In essence, your financial model is your decision-making compass. It provides direction and clarity, guiding you toward success by revealing the financial implications of your choices. It needs to include:

  • Revenue forecast: The revenue forecast identifies and predicts various income streams, including subscription fees, initial setup charges, usage-based billing, and additional services. It allows you to consider key factors like diverse pricing tiers, anticipated customer acquisition, and potential churn rates.

    Analyzing historical revenue data is a fundamental approach to revenue forecasting for SaaS businesses. The analysis examines past trends, growth rates, seasonality patterns, and other historical metrics to identify patterns and extrapolate future performance. While historical data is your foundation, you should also integrate market analysis, growth plans, and competitor insights to paint a more complete picture.

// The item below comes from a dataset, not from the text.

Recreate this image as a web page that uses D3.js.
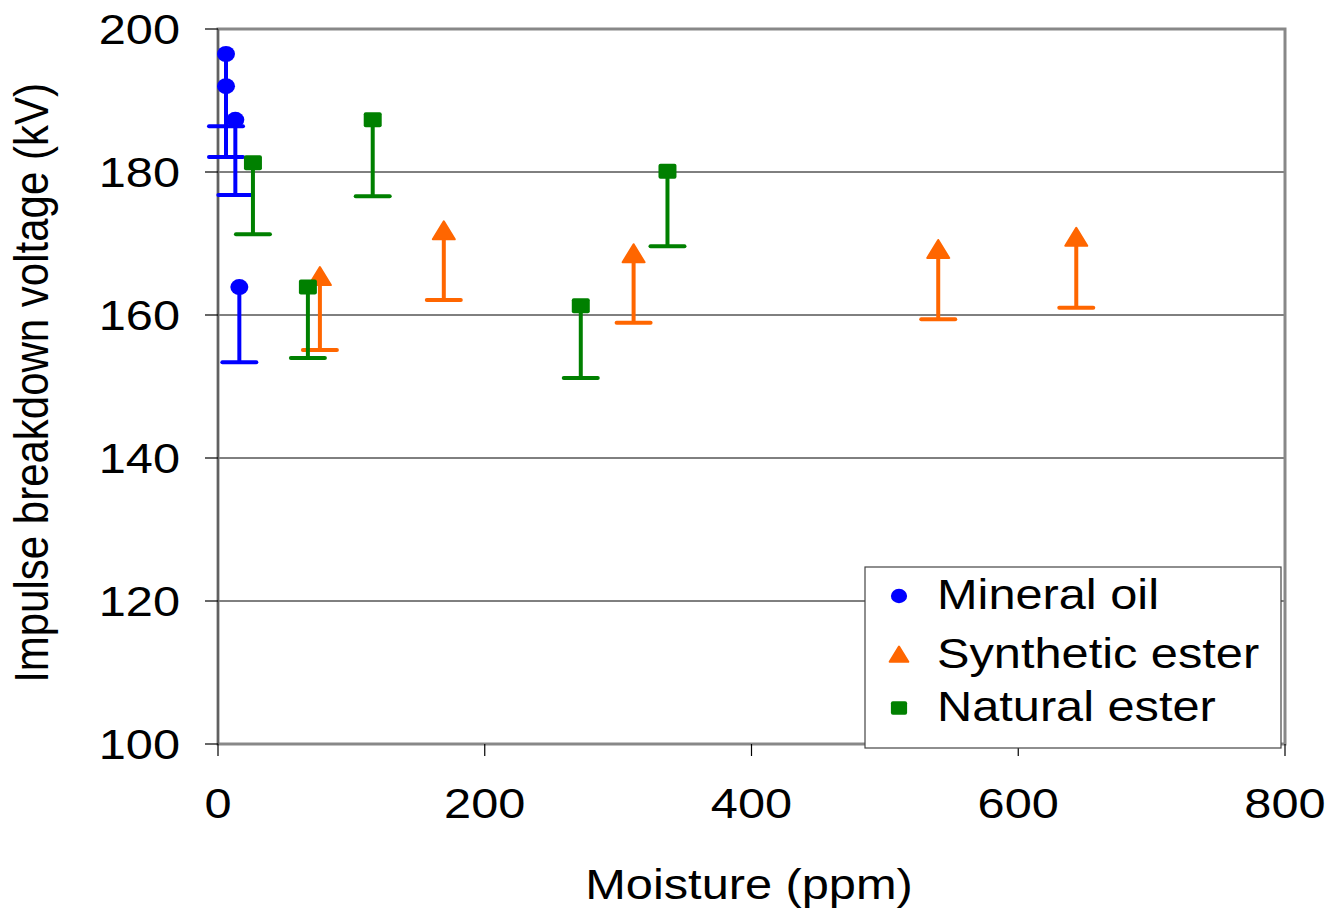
<!DOCTYPE html>
<html><head><meta charset="utf-8">
<script src="https://cdn.jsdelivr.net/npm/d3@7"></script>
<style>body{margin:0;background:#fff;} svg{display:block;} text{font-family:"Liberation Sans",Arial,sans-serif;fill:#000;}</style>
</head><body>
<svg id="c" width="1335" height="914"></svg>
<script>
const mineralX = [6, 6, 13, 16];
const mineralY = [196.5, 192.0, 187.3, 163.9];
const mineralLow = [186.4, 182.1, 176.8, 153.4];
const syntheticX = [76.4, 169.3, 311.6, 540, 643.5];
const syntheticY = [165.3, 171.7, 168.5, 169.1, 170.8];
const syntheticLow = [155.1, 162.1, 158.9, 159.4, 161.0];
const naturalX = [26.2, 67.4, 116, 272, 337];
const naturalY = [181.3, 163.9, 187.3, 161.3, 180.1];
const naturalLow = [171.3, 154.0, 176.6, 151.2, 169.6];
const xTicks = [0, 200, 400, 600, 800];
const yTicks = [100, 120, 140, 160, 180, 200];
const seriesNames = ["Mineral oil", "Synthetic ester", "Natural ester"];
const xTitle = "Moisture (ppm)";
const yTitle = "Impulse breakdown voltage (kV)";

const SX = 1.16; // horizontal text stretch
const svg = d3.select("#c");
const x = d3.scaleLinear().domain([0, 800]).range([218, 1285]);
const y = d3.scaleLinear().domain([100, 200]).range([744, 29]);

// gridlines
svg.append("g").selectAll("line").data(yTicks.filter(d => d > 100 && d < 200)).join("line")
  .attr("x1", x(0)).attr("x2", x(800)).attr("y1", d => y(d)).attr("y2", d => y(d))
  .attr("stroke", "#000").attr("stroke-width", 1);

// frame
svg.append("rect").attr("x", x(0)).attr("y", y(200)).attr("width", x(800) - x(0)).attr("height", y(100) - y(200))
  .attr("fill", "none").attr("stroke", "#888").attr("stroke-width", 3);
svg.append("line").attr("x1", x(0)).attr("x2", x(0)).attr("y1", y(200)).attr("y2", y(100)).attr("stroke", "#555").attr("stroke-width", 1.5);

// ticks
svg.append("g").selectAll("line").data(yTicks).join("line")
  .attr("x1", x(0) - 13).attr("x2", x(0)).attr("y1", d => y(d)).attr("y2", d => y(d))
  .attr("stroke", "#000").attr("stroke-width", 1.2);
svg.append("g").selectAll("line").data(xTicks).join("line")
  .attr("x1", d => x(d)).attr("x2", d => x(d)).attr("y1", y(100)).attr("y2", y(100) + 12)
  .attr("stroke", "#000").attr("stroke-width", 1.2);

// tick labels
svg.append("g").selectAll("text").data(yTicks).join("text")
  .attr("transform", d => `translate(${x(0) - 38},${y(d) + 15}) scale(${SX},1)`)
  .attr("text-anchor", "end").attr("font-size", 42).text(d => d);
svg.append("g").selectAll("text").data(xTicks).join("text")
  .attr("transform", d => `translate(${x(d)},${818}) scale(${SX},1)`)
  .attr("text-anchor", "middle").attr("font-size", 42).text(d => d);

// titles
svg.append("text").attr("transform", `translate(749,899) scale(${SX},1)`)
  .attr("text-anchor", "middle").attr("font-size", 42).text(xTitle);
svg.append("text").attr("transform", `translate(48,383) scale(${SX},1) rotate(-90)`)
  .attr("text-anchor", "middle").attr("font-size", 42).text(yTitle);

const colors = ["#0000FF", "#FF6600", "#008000"];
const series = [
  {xs: mineralX, ys: mineralY, lows: mineralLow, shape: "circle"},
  {xs: syntheticX, ys: syntheticY, lows: syntheticLow, shape: "triangle"},
  {xs: naturalX, ys: naturalY, lows: naturalLow, shape: "square"}
];

function marker(g, shape, color, cx, cy, s) {
  if (shape === "circle") {
    g.append("ellipse").attr("cx", cx).attr("cy", cy).attr("rx", 9 * s).attr("ry", 8 * s).attr("fill", color);
  } else if (shape === "square") {
    g.append("rect").attr("x", cx - 9 * s).attr("y", cy - 7.5 * s).attr("width", 18 * s).attr("height", 15 * s)
      .attr("rx", 2).attr("fill", color);
  } else {
    g.append("path").attr("d", `M${cx},${cy - 10 * s} L${cx + 11 * s},${cy + 8 * s} L${cx - 11 * s},${cy + 8 * s} Z`)
      .attr("fill", color).attr("stroke", color).attr("stroke-width", 2).attr("stroke-linejoin", "round");
  }
}

series.forEach((sr, i) => {
  const g = svg.append("g");
  const c = colors[i];
  sr.xs.forEach((xv, j) => {
    g.append("line").attr("x1", x(xv)).attr("x2", x(xv)).attr("y1", y(sr.ys[j])).attr("y2", y(sr.lows[j]))
      .attr("stroke", c).attr("stroke-width", 4);
    g.append("line").attr("x1", x(xv) - 17).attr("x2", x(xv) + 17).attr("y1", y(sr.lows[j])).attr("y2", y(sr.lows[j]))
      .attr("stroke", c).attr("stroke-width", 4).attr("stroke-linecap", "round");
  });
  sr.xs.forEach((xv, j) => marker(g, sr.shape, c, x(xv), y(sr.ys[j]), 1));
});

// legend
const lg = svg.append("g");
lg.append("rect").attr("x", 865).attr("y", 567).attr("width", 416).attr("height", 181)
  .attr("fill", "#fff").attr("stroke", "#444").attr("stroke-width", 1.2);
const legY = [596, 655, 708];
seriesNames.forEach((n, i) => {
  marker(lg, series[i].shape, colors[i], 899, legY[i], i === 1 ? 0.85 : 0.9);
  lg.append("text").attr("transform", `translate(937,${legY[i] + 13}) scale(${SX},1)`)
    .attr("font-size", 42).text(n);
});
</script>
</body></html>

    a. Expense projections: SaaS businesses have unique cost structures, and you need to factor in some specific operating expenses:
    b. Personnel costs, including development, sales and management teams, and customer support based on hiring plans and salary trends.
    c. Marketing expenses should be linked to your acquisition strategy and target audience, including paid advertising, content marketing, and affiliate programs.
    d. Research and development expenses, including salaries and benefits, development tools and software, and prototyping and user research.

  • Technology costs include cloud hosting, data storage, and security tools that are your virtual backbone.
  • Cash flow projections: Cash inflows and outflows should be forecast over a specific period, considering factors such as operating expenses, capital expenditures, and financing activities. Cash flow projections help assess liquidity, financing needs, and overall financial health.
  • Financial goals and metrics: Track and monitor key metrics such as Monthly Recurring Revenue (MRR), Annual Recurring Revenue (ARR), Average Revenue Per User (ARPU), Customer Acquisition Cost (CAC) to Lifetime Value (CLTV) ratio, and Churn Rate. KPIs provide insights into business performance and inform your strategic decision-making.

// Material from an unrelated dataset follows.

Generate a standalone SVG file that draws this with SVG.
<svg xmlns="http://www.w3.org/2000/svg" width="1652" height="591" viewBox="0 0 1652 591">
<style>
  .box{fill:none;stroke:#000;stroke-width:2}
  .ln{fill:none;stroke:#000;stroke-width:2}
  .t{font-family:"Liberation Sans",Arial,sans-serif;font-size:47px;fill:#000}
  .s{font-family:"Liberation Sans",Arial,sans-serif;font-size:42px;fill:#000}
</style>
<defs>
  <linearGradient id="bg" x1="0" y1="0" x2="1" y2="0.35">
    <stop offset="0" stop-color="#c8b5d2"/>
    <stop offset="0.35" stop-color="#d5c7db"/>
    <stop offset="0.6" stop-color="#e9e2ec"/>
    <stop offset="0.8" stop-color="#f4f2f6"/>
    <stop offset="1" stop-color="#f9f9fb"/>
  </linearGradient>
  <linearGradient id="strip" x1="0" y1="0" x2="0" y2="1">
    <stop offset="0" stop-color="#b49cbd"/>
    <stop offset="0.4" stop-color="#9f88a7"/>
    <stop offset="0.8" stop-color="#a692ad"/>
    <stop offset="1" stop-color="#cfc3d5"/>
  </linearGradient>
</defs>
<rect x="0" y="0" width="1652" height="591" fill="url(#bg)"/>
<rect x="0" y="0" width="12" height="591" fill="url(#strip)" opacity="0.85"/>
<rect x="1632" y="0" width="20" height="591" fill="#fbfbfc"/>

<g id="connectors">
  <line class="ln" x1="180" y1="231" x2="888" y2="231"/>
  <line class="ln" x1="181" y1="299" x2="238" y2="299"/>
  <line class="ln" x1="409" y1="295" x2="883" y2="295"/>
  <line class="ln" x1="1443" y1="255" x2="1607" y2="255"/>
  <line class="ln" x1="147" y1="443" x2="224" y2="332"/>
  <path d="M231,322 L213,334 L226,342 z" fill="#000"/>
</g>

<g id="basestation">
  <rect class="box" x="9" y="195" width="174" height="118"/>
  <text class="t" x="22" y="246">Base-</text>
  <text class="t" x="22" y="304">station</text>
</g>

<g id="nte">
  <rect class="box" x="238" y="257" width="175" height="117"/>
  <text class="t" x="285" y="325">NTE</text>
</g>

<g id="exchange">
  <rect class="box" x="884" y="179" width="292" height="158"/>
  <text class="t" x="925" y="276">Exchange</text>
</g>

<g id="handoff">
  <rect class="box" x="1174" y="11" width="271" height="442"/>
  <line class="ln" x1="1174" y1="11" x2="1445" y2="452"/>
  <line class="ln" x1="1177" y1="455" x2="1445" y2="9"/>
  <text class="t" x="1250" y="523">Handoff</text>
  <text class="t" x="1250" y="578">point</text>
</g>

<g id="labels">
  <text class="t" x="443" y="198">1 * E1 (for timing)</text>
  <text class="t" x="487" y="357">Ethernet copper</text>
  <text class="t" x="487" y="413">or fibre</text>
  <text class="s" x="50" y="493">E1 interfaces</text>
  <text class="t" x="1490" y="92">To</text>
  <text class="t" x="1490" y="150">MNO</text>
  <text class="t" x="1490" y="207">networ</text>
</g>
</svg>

Don’t expect a clear, unchanging path. Regularly revisit and update your financial plan based on your actual performance and market changes. Think of it as a living document, not a rigid script.

While many components of a SaaS financial model are similar to models for other types of businesses, there are some key differences. SaaS financial models typically focus on recurring revenue streams, subscription-based pricing models, customer retention, and scalability. Additionally, metrics such as MRR, ARR, CLTV, and churn rate are unique to the SaaS business model and play a significant role in financial planning and analysis.

2. Stress-Test your Model

It’s important to prepare for different scenarios to be ready to weather or take advantage of changes in the market or your customer base.

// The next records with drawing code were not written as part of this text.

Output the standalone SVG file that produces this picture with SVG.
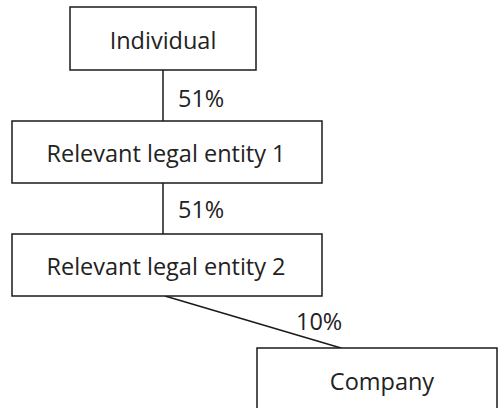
<svg xmlns="http://www.w3.org/2000/svg" width="498" height="408" viewBox="0 0 498 408">
<style>
.box{fill:#fff;stroke:#1a1a1a;stroke-width:1.5}
.t{font-family:"Open Sans","Liberation Sans",sans-serif;font-size:23.5px;fill:#222}
.c{text-anchor:middle}
.ln{stroke:#1a1a1a;stroke-width:1.5;fill:none}
</style>
<rect width="498" height="408" fill="#fff"/>
<g id="connectors">
<line class="ln" x1="163" y1="70" x2="163" y2="121"/>
<line class="ln" x1="163" y1="183" x2="163" y2="234"/>
<line class="ln" x1="165" y1="296" x2="341" y2="348"/>
<text class="t" x="178" y="107">51%</text>
<text class="t" x="178" y="218">51%</text>
<text class="t" x="296" y="330">10%</text>
</g>
<g id="individual">
<rect class="box" x="70" y="7" width="186" height="63"/>
<text class="t c" x="163" y="49">Individual</text>
</g>
<g id="rle1">
<rect class="box" x="12" y="121" width="310" height="62"/>
<text class="t c" x="166" y="162">Relevant legal entity 1</text>
</g>
<g id="rle2">
<rect class="box" x="12" y="234" width="310" height="62"/>
<text class="t c" x="166" y="275">Relevant legal entity 2</text>
</g>
<g id="company">
<rect class="box" x="257" y="348" width="240" height="80"/>
<text class="t c" x="382" y="390">Company</text>
</g>
</svg>
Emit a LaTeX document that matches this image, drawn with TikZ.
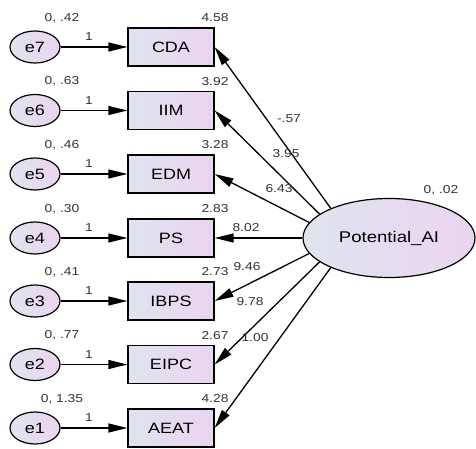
\documentclass[tikz,border=0pt]{standalone}
\usepackage{fontspec}
\setmainfont{Liberation Sans}[FakeStretch=1.2]
\usepackage{tikz}
\usetikzlibrary{arrows.meta}
\usetikzlibrary{shapes.geometric}

\begin{document}
\begin{tikzpicture}[x=1pt, y=1pt,
	errvar/.style={ellipse, draw, line width=1.2pt, left color=fillL, right color=fillR, minimum width=50pt, minimum height=32pt, inner sep=0pt, font=\fontsize{15}{17}\selectfont},
	obsvar/.style={rectangle, draw, line width=1.2pt, left color=fillL, right color=fillR, minimum width=86pt, minimum height=38pt, inner sep=0pt, font=\fontsize{15}{17}\selectfont},
	path/.style={line width=1.3pt, -{Triangle[length=19pt, width=9pt]}},
	est/.style={font=\fontsize{11.5}{13}\selectfont, text=black!80, inner sep=0pt}]
		
		\definecolor{fillL}{HTML}{DFE4EE}
		\definecolor{fillR}{HTML}{EBD4F1}
		
		\useasboundingbox (0,0) rectangle (476,448);
		
		% Latent factor
		\node[ellipse, draw, line width=1.2pt, left color=fillL, right color=fillR, minimum width=172pt, minimum height=79pt, inner sep=0pt, font=\fontsize{15.5}{18}\selectfont] (pot) at (389,210) {Potential\_AI};
		\node[est] at (441,258) {0, .02};
		
		% Indicators with their error terms
		\foreach \name/\lbl/\err/\y/\var/\icpt/\ang in {
			cda/CDA/e7/401/{0, .42}/4.58/153,
			iim/IIM/e6/337.5/{0, .63}/3.92/161,
			edm/EDM/e5/274/{0, .46}/3.28/169,
			ps/PS/e4/210/{0, .30}/2.83/180,
			ibps/IBPS/e3/147/{0, .41}/2.73/191,
			eipc/EIPC/e2/83.5/{0, .77}/2.67/199,
			aeat/AEAT/e1/20/{0, 1.35}/4.28/207} {
			\node[obsvar] (\name) at (171,\y) {\lbl};
			\node[errvar] (\err) at (35,\y) {\err};
			\draw[path] (\err) -- (\name);
			\node[est] at (89,\y+10) {1};
			\node[est] at (62,\y+29) {\var};
			\node[est] at (215,\y+29) {\icpt};
			\draw[path] (pot.\ang) -- (\name.east);
		}
		
		% Loadings
		\node[est] at (289,329) {-.57};
		\node[est] at (286,294) {3.95};
		\node[est] at (279,259) {6.43};
		\node[est] at (246,220) {8.02};
		\node[est] at (247,181) {9.46};
		\node[est] at (250,146) {9.78};
		\node[est] at (255,110) {1.00};
		
	\end{tikzpicture}
\end{document}
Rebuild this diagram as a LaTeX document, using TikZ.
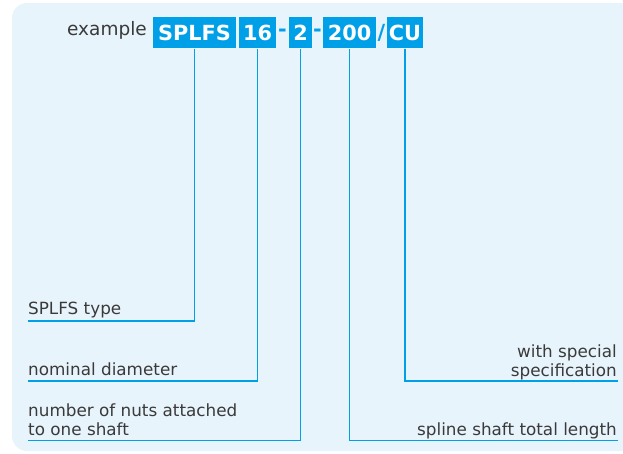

Start by identifying the factors that significantly impact your financial health, such as pricing changes, churn rates, market growth, or competitor actions. Then, simulate various scenarios in your model to see how these key drivers affect your revenue and expenses. This will highlight potential risks and opportunities you might have missed.

Use data visualization to clearly and concisely present your sensitivity analysis findings to stakeholders, including charts and graphs to make complex data easily digestible.